La ¡¿neutralidad?! del lenguaje

La ¡¿neutralidad?! del lenguaje
Foto | Antenna (unsplash)
Sabemos que la realidad es compleja y cambiante. Que las transformaciones se suceden a una velocidad vertiginosa, más de lo que nuestras mentes pueden llegar a asimilar en muchos casos.

Se necesita tiempo para analizar esas novedades que surgen en el horizonte y las causas que las han hecho emerger; además, requieren que se las clasifique adecuadamente para no incurrir en error ni crear confusión, así les ponemos nombre a esos cambios en nuestro deseo de precisar y ordenar el mundo según nuestra mirada.

Tanto el análisis de la realidad como las denominaciones que asignemos resultan imprescindibles para poder saber de qué estamos hablando, y que el conjunto de la sociedad vaya asumiendo esa nueva situación y sepa cómo llamarla.

Nuestro mundo está lleno de consensos no explícitos mediante los cuales, sin parlamentos ni reales academias, se han aceptado términos y expresiones de nuevos inventos y problemas, pues su reconocimiento no viene tanto de que lo aprueben organismos oficiales, como del grado de aceptación y uso que tenga entre la gente.

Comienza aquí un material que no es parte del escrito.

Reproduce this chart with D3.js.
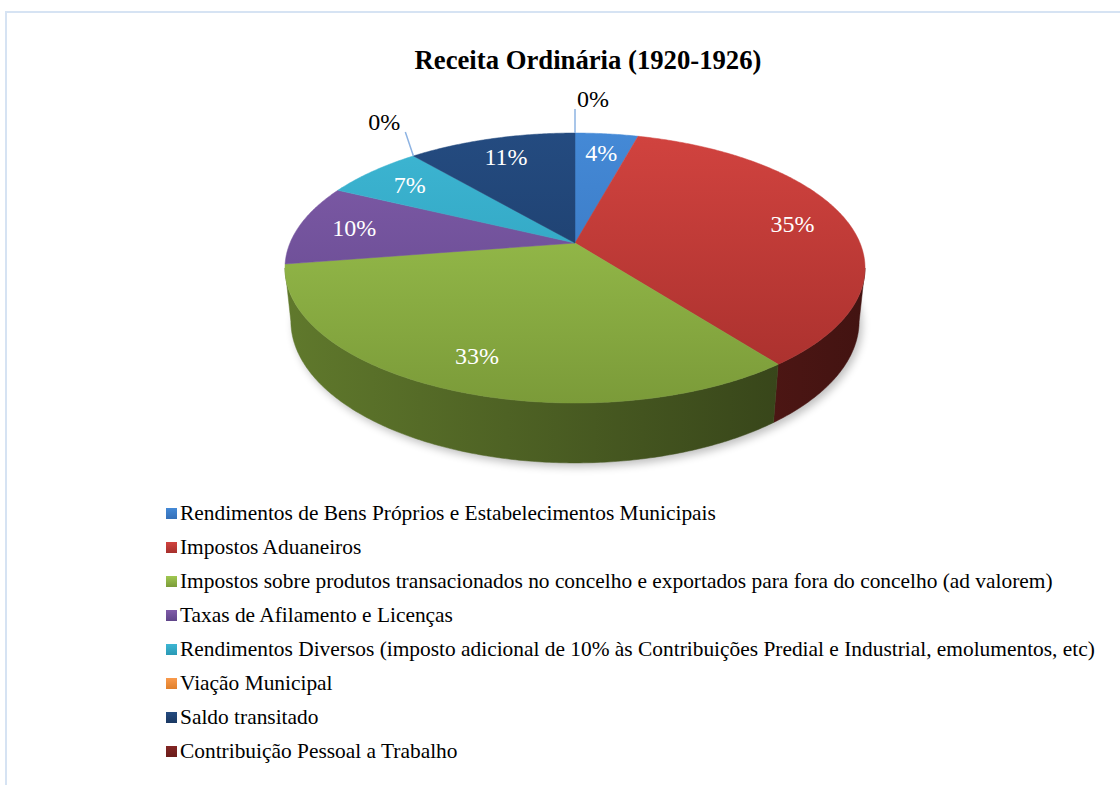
<!DOCTYPE html>
<html>
<head>
<meta charset="utf-8">
<script src="https://cdn.jsdelivr.net/npm/d3@7"></script>
<style>
  body { margin: 0; background: #fff; }
  svg { display: block; }
  text { font-family: "Liberation Serif", "Times New Roman", serif; }
</style>
</head>
<body>
<svg id="chart" width="1120" height="785"></svg>
<script>
// data
const categories = [
  "Rendimentos de Bens Próprios e Estabelecimentos Municipais",
  "Impostos Aduaneiros",
  "Impostos sobre produtos transacionados no concelho e exportados para fora do concelho (ad valorem)",
  "Taxas de Afilamento e Licenças",
  "Rendimentos Diversos (imposto adicional de 10% às Contribuições Predial e Industrial, emolumentos, etc)",
  "Viação Municipal",
  "Saldo transitado",
  "Contribuição Pessoal a Trabalho"
];
const values = [4.2, 35.4, 32.9, 9.7, 6.6, 0, 11.2, 0];

const topLight = ["#4489d6", "#d1433f", "#a0c851", "#805ca9", "#3db6d3", "#f99a4c", "#244b80", "#832624"];
const topDark  = ["#3570b8", "#a62f2c", "#7b9b39", "#5f4589", "#2a99b5", "#e07f2a", "#1a3862", "#6a1c1a"];

const svg = d3.select("#chart");
const defs = svg.append("defs");

// frame
svg.append("rect")
  .attr("x", 6).attr("y", 12)
  .attr("width", 1300).attr("height", 900)
  .attr("fill", "none")
  .attr("stroke", "#d6e3f3")
  .attr("stroke-width", 2);

// title
svg.append("text")
  .attr("x", 588).attr("y", 69)
  .attr("text-anchor", "middle")
  .attr("font-weight", "bold")
  .attr("font-size", 26.7)
  .attr("fill", "#000")
  .text("Receita Ordinária (1920-1926)");

// 3d projection of the pie disc
const cx = 575, cy = 243, k = 1368, D = 4.8, depth = 0.21;
const sT = 0.4574, cT = Math.sqrt(1 - sT * sT);

function proj(r, t, h) {
  const a = r * Math.sin(t), b = -r * Math.cos(t);
  const Z = D - b * cT + h * sT;
  return [cx + k * a / Z, cy + k * (b * sT + h * cT) / Z];
}

function samples(t0, t1) {
  const n = Math.max(2, Math.ceil(Math.abs(t1 - t0) / 0.01));
  return d3.range(n + 1).map(i => t0 + (t1 - t0) * i / n);
}

const line = d3.line();
const pie = d3.pie().sort(null).value(d => d);
const arcs = pie(values);

// gradients
arcs.forEach((d, i) => {
  const g = defs.append("linearGradient")
    .attr("id", "top" + i)
    .attr("gradientUnits", "userSpaceOnUse")
    .attr("x1", 0).attr("y1", 133).attr("x2", 0).attr("y2", 403);
  g.append("stop").attr("offset", 0).attr("stop-color", topLight[i]);
  g.append("stop").attr("offset", 1).attr("stop-color", topDark[i]);

  const s = defs.append("linearGradient")
    .attr("id", "side" + i)
    .attr("gradientUnits", "userSpaceOnUse")
    .attr("x1", 285).attr("y1", 0).attr("x2", 865).attr("y2", 0);
  s.append("stop").attr("offset", 0).attr("stop-color", d3.color(topDark[i]).darker(0.7));
  s.append("stop").attr("offset", 1).attr("stop-color", d3.color(topDark[i]).darker(2.6));

  const l = defs.append("linearGradient")
    .attr("id", "leg" + i)
    .attr("x1", 0).attr("y1", 0).attr("x2", 0).attr("y2", 1);
  l.append("stop").attr("offset", 0).attr("stop-color", topLight[i]);
  l.append("stop").attr("offset", 1).attr("stop-color", topDark[i]);
});

const blur = defs.append("filter").attr("id", "shadow")
  .attr("x", "-10%").attr("y", "-10%").attr("width", "120%").attr("height", "130%");
blur.append("feGaussianBlur").attr("stdDeviation", 4);

// shadow under the pie
const all = samples(0, 2 * Math.PI);
svg.append("path")
  .attr("d", line(all.map(t => proj(1, t, depth))) + "Z")
  .attr("transform", "translate(3,4)")
  .attr("fill", "#000")
  .attr("opacity", 0.25)
  .attr("filter", "url(#shadow)");

// visible outer wall range (front side)
const tR = Math.acos(-cT / D), tL = 2 * Math.PI - tR;

const walls = svg.append("g");
arcs.forEach((d, i) => {
  const t0 = Math.max(d.startAngle, tR), t1 = Math.min(d.endAngle, tL);
  if (t1 <= t0) return;
  const ts = samples(t0, t1);
  const pts = ts.map(t => proj(1, t, 0))
    .concat(ts.slice().reverse().map(t => proj(1, t, depth)));
  walls.append("path")
    .attr("d", line(pts) + "Z")
    .attr("fill", `url(#side${i})`)
    .attr("stroke", `url(#side${i})`)
    .attr("stroke-width", 0.5);
});

const tops = svg.append("g");
arcs.forEach((d, i) => {
  if (d.endAngle - d.startAngle <= 0) return;
  const pts = [proj(0, 0, 0)].concat(samples(d.startAngle, d.endAngle).map(t => proj(1, t, 0)));
  tops.append("path")
    .attr("d", line(pts) + "Z")
    .attr("fill", `url(#top${i})`)
    .attr("stroke", `url(#top${i})`)
    .attr("stroke-width", 0.5);
});

// data labels
const total = d3.sum(values);
const labels = svg.append("g").attr("font-size", 24);
arcs.forEach((d, i) => {
  const txt = Math.round(d.value / total * 100) + "%";
  const mid = (d.startAngle + d.endAngle) / 2;
  if (d.value > 0) {
    const p = proj(0.8, mid, 0);
    labels.append("text")
      .attr("x", p[0]).attr("y", p[1])
      .attr("dy", "0.35em")
      .attr("text-anchor", "middle")
      .attr("fill", "#fff")
      .text(txt);
  } else {
    const p = proj(1, mid, 0);
    const q = [p[0] + (p[0] - cx) * 0.05, p[1] - 24];
    labels.append("line")
      .attr("x1", p[0]).attr("y1", p[1])
      .attr("x2", q[0]).attr("y2", q[1])
      .attr("stroke", "#8db3e2")
      .attr("stroke-width", 1.5);
    const right = p[0] >= cx - 5;
    labels.append("text")
      .attr("x", right ? q[0] + 2 : q[0] - 5)
      .attr("y", q[1] - 2)
      .attr("text-anchor", right ? "start" : "end")
      .attr("fill", "#000")
      .text(txt);
  }
});

// legend
const legend = svg.append("g").attr("font-size", 21.4);
categories.forEach((c, i) => {
  const y = 520 + i * 34;
  legend.append("rect")
    .attr("x", 166).attr("y", y - 12)
    .attr("width", 11).attr("height", 11)
    .attr("fill", `url(#leg${i})`);
  legend.append("text")
    .attr("x", 180).attr("y", y)
    .attr("fill", "#000")
    .text(c);
});
</script>
</body>
</html>
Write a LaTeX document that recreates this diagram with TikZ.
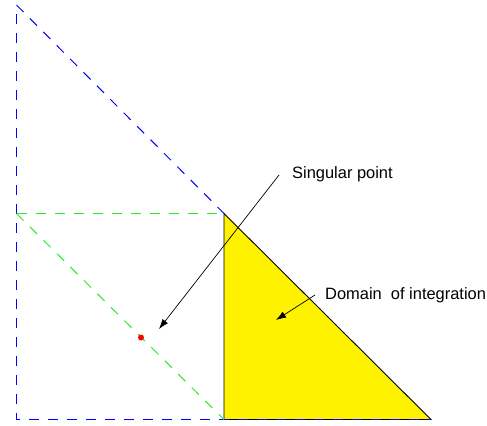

Por lo tanto, el lenguaje no es algo estático, sino que se mueve con los tiempos, acoge las nuevas realidades y les da un sitio en el mundo, porque, y esto no lo podemos olvidar, dar nombre a algo le da identidad, lo hace visible, le da una existencia. Las palabras que elijamos para designar algo, no pueden ser al azar, sino la expresión de lo que realmente «es». Pero, ¿quién decide ese «es»? ¿Quién tiene poder para ordenar los estantes de este mundo? En un principio, Dios presentó a Adán las criaturas que Él había creado para ver «cómo las iba a llamar, porque todos los seres vivos llevarían el nombre que él les diera» [1].